> [Data block]:
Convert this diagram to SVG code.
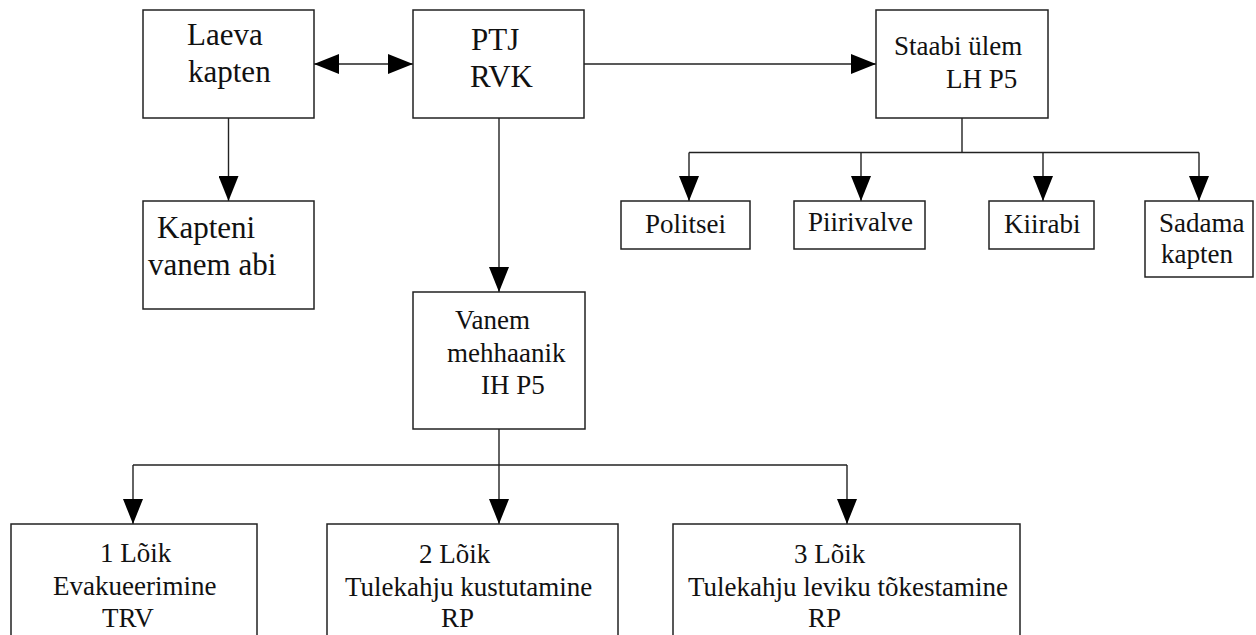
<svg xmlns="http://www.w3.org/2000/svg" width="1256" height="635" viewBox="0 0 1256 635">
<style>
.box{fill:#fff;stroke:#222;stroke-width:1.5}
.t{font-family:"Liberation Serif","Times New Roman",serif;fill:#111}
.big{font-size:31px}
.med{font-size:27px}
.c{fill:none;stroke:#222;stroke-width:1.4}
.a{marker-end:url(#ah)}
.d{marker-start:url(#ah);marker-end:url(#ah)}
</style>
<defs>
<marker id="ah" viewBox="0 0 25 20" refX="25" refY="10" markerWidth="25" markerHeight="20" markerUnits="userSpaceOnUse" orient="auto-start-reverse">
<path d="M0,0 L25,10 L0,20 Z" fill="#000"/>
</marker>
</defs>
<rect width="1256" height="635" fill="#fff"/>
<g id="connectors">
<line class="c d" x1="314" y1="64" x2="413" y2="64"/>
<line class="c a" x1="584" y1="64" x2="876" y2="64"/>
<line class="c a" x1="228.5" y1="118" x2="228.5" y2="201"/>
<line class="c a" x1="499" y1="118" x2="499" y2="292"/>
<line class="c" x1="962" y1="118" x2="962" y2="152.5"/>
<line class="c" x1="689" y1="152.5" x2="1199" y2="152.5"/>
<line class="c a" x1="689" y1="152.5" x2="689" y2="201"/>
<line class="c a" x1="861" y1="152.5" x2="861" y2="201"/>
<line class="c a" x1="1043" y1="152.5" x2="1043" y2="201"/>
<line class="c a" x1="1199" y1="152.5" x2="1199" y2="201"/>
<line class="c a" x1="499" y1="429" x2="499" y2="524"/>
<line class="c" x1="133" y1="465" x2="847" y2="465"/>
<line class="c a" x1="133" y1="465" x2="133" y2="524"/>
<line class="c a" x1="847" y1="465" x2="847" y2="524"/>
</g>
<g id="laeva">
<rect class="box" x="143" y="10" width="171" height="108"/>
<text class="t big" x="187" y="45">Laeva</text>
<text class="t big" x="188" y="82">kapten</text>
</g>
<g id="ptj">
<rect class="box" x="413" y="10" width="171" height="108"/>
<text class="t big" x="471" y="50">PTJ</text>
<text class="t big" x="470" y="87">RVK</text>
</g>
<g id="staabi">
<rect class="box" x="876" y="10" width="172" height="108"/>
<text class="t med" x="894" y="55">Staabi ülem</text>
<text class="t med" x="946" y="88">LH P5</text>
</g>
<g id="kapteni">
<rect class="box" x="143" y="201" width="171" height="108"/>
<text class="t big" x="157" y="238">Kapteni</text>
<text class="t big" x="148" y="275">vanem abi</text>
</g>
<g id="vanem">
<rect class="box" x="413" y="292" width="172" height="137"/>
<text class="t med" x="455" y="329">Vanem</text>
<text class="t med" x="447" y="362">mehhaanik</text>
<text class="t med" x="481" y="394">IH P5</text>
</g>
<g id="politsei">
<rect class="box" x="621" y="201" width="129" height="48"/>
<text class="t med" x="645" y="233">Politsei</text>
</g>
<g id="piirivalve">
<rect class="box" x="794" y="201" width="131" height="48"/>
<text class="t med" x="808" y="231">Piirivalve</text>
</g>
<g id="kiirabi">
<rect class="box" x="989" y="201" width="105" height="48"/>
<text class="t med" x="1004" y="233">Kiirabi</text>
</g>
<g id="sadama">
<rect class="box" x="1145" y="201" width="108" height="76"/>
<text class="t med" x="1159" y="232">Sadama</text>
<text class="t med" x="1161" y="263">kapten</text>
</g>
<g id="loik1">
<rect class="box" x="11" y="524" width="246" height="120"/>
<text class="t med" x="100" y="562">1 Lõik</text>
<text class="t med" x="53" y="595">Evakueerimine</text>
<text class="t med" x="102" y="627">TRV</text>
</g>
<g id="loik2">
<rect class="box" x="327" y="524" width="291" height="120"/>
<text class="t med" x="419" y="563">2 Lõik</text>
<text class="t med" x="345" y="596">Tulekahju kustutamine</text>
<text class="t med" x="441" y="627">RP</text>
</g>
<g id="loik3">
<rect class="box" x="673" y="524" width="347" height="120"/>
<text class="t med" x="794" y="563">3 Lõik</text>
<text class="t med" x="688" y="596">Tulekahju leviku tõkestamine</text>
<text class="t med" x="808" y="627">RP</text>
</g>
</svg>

> [What the task requires]:
Please write out all of the material above without changing a word, and omit any pictures.

> [The reply]:
Convert this diagram to SVG code.
<svg xmlns="http://www.w3.org/2000/svg" width="1256" height="635" viewBox="0 0 1256 635">
<style>
.box{fill:#fff;stroke:#222;stroke-width:1.5}
.t{font-family:"Liberation Serif","Times New Roman",serif;fill:#111}
.big{font-size:31px}
.med{font-size:27px}
.c{fill:none;stroke:#222;stroke-width:1.4}
.a{marker-end:url(#ah)}
.d{marker-start:url(#ah);marker-end:url(#ah)}
</style>
<defs>
<marker id="ah" viewBox="0 0 25 20" refX="25" refY="10" markerWidth="25" markerHeight="20" markerUnits="userSpaceOnUse" orient="auto-start-reverse">
<path d="M0,0 L25,10 L0,20 Z" fill="#000"/>
</marker>
</defs>
<rect width="1256" height="635" fill="#fff"/>
<g id="connectors">
<line class="c d" x1="314" y1="64" x2="413" y2="64"/>
<line class="c a" x1="584" y1="64" x2="876" y2="64"/>
<line class="c a" x1="228.5" y1="118" x2="228.5" y2="201"/>
<line class="c a" x1="499" y1="118" x2="499" y2="292"/>
<line class="c" x1="962" y1="118" x2="962" y2="152.5"/>
<line class="c" x1="689" y1="152.5" x2="1199" y2="152.5"/>
<line class="c a" x1="689" y1="152.5" x2="689" y2="201"/>
<line class="c a" x1="861" y1="152.5" x2="861" y2="201"/>
<line class="c a" x1="1043" y1="152.5" x2="1043" y2="201"/>
<line class="c a" x1="1199" y1="152.5" x2="1199" y2="201"/>
<line class="c a" x1="499" y1="429" x2="499" y2="524"/>
<line class="c" x1="133" y1="465" x2="847" y2="465"/>
<line class="c a" x1="133" y1="465" x2="133" y2="524"/>
<line class="c a" x1="847" y1="465" x2="847" y2="524"/>
</g>
<g id="laeva">
<rect class="box" x="143" y="10" width="171" height="108"/>
<text class="t big" x="187" y="45">Laeva</text>
<text class="t big" x="188" y="82">kapten</text>
</g>
<g id="ptj">
<rect class="box" x="413" y="10" width="171" height="108"/>
<text class="t big" x="471" y="50">PTJ</text>
<text class="t big" x="470" y="87">RVK</text>
</g>
<g id="staabi">
<rect class="box" x="876" y="10" width="172" height="108"/>
<text class="t med" x="894" y="55">Staabi ülem</text>
<text class="t med" x="946" y="88">LH P5</text>
</g>
<g id="kapteni">
<rect class="box" x="143" y="201" width="171" height="108"/>
<text class="t big" x="157" y="238">Kapteni</text>
<text class="t big" x="148" y="275">vanem abi</text>
</g>
<g id="vanem">
<rect class="box" x="413" y="292" width="172" height="137"/>
<text class="t med" x="455" y="329">Vanem</text>
<text class="t med" x="447" y="362">mehhaanik</text>
<text class="t med" x="481" y="394">IH P5</text>
</g>
<g id="politsei">
<rect class="box" x="621" y="201" width="129" height="48"/>
<text class="t med" x="645" y="233">Politsei</text>
</g>
<g id="piirivalve">
<rect class="box" x="794" y="201" width="131" height="48"/>
<text class="t med" x="808" y="231">Piirivalve</text>
</g>
<g id="kiirabi">
<rect class="box" x="989" y="201" width="105" height="48"/>
<text class="t med" x="1004" y="233">Kiirabi</text>
</g>
<g id="sadama">
<rect class="box" x="1145" y="201" width="108" height="76"/>
<text class="t med" x="1159" y="232">Sadama</text>
<text class="t med" x="1161" y="263">kapten</text>
</g>
<g id="loik1">
<rect class="box" x="11" y="524" width="246" height="120"/>
<text class="t med" x="100" y="562">1 Lõik</text>
<text class="t med" x="53" y="595">Evakueerimine</text>
<text class="t med" x="102" y="627">TRV</text>
</g>
<g id="loik2">
<rect class="box" x="327" y="524" width="291" height="120"/>
<text class="t med" x="419" y="563">2 Lõik</text>
<text class="t med" x="345" y="596">Tulekahju kustutamine</text>
<text class="t med" x="441" y="627">RP</text>
</g>
<g id="loik3">
<rect class="box" x="673" y="524" width="347" height="120"/>
<text class="t med" x="794" y="563">3 Lõik</text>
<text class="t med" x="688" y="596">Tulekahju leviku tõkestamine</text>
<text class="t med" x="808" y="627">RP</text>
</g>
</svg>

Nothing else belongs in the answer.